> _Information supplied_:
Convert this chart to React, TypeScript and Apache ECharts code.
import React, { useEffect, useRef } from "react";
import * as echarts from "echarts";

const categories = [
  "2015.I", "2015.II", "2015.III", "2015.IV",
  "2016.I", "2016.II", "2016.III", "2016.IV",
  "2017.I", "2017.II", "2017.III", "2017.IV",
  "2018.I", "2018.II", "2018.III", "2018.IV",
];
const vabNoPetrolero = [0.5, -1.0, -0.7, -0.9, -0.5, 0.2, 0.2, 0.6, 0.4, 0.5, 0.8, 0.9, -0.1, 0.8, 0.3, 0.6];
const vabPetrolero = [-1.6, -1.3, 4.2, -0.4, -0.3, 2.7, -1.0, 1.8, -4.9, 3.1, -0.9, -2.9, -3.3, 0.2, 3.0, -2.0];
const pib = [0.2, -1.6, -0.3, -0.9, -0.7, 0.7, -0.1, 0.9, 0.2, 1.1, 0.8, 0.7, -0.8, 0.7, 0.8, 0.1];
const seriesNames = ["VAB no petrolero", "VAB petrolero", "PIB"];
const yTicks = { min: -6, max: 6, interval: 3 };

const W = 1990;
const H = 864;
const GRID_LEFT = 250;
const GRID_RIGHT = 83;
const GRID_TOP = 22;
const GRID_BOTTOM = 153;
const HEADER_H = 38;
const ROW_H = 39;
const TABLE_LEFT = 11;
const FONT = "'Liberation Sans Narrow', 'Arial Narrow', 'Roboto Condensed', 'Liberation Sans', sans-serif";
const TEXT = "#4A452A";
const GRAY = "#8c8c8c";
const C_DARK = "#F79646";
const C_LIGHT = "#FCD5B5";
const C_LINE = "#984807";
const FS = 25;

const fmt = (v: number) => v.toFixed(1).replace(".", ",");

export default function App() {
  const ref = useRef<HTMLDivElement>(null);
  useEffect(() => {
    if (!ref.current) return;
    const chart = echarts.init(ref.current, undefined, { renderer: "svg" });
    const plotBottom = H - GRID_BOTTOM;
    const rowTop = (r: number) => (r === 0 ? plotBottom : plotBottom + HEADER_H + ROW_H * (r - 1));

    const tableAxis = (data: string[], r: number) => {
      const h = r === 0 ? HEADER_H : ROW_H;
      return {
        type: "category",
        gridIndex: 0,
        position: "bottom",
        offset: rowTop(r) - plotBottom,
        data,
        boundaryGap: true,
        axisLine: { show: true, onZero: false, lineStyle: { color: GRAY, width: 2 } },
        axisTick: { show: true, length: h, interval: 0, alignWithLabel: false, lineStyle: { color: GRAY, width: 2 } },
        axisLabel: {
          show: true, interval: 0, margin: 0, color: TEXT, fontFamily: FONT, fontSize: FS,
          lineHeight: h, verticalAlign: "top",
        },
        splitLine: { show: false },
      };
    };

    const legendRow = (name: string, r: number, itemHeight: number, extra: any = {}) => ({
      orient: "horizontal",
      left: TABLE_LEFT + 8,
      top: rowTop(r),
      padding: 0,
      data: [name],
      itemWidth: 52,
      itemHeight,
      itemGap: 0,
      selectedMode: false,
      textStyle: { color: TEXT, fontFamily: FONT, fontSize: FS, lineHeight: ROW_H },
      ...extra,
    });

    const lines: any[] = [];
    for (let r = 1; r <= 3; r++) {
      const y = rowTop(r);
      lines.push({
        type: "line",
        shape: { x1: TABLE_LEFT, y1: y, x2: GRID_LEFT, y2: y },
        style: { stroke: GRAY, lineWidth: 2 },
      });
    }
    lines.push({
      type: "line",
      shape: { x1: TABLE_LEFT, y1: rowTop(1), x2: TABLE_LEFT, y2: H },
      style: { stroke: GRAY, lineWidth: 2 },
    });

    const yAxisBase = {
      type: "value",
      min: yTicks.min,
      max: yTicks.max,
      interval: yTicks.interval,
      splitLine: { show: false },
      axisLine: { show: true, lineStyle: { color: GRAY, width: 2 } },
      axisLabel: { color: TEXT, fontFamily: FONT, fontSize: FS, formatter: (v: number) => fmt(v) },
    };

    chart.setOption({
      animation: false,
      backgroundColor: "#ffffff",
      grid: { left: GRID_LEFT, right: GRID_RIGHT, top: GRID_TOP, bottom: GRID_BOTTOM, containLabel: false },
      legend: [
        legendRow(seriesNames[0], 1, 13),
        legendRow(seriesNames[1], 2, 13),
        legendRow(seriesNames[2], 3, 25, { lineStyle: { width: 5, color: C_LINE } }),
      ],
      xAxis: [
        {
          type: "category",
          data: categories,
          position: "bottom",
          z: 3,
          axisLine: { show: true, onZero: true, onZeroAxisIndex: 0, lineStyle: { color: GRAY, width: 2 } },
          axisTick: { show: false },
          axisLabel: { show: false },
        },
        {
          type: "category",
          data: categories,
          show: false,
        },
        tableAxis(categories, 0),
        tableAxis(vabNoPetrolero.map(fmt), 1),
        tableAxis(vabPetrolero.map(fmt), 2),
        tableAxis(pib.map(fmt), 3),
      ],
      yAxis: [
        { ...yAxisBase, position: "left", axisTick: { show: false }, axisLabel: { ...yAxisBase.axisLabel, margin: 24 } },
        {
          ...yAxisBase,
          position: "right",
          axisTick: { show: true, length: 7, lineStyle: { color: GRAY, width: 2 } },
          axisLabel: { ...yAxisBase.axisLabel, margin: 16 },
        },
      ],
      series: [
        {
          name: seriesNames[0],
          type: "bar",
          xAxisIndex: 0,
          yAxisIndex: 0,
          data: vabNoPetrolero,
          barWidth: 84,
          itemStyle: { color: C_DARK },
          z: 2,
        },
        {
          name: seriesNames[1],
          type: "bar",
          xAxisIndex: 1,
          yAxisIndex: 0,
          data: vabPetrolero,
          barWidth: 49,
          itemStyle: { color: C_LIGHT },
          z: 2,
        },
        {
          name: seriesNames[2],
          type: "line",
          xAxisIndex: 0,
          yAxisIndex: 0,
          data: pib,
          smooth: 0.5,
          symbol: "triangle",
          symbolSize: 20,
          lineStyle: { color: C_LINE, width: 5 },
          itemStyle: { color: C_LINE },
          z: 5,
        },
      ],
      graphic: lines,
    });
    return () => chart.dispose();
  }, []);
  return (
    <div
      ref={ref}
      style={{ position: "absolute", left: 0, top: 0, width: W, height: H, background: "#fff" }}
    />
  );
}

> _What the exercise asks_: Your task is to quote the lines above, beginning with the first and ending with the one that holds "import * as".

> _Solved exercise_:
Convert this chart to React, TypeScript and Apache ECharts code.
import React, { useEffect, useRef } from "react";
import * as echarts from "echarts";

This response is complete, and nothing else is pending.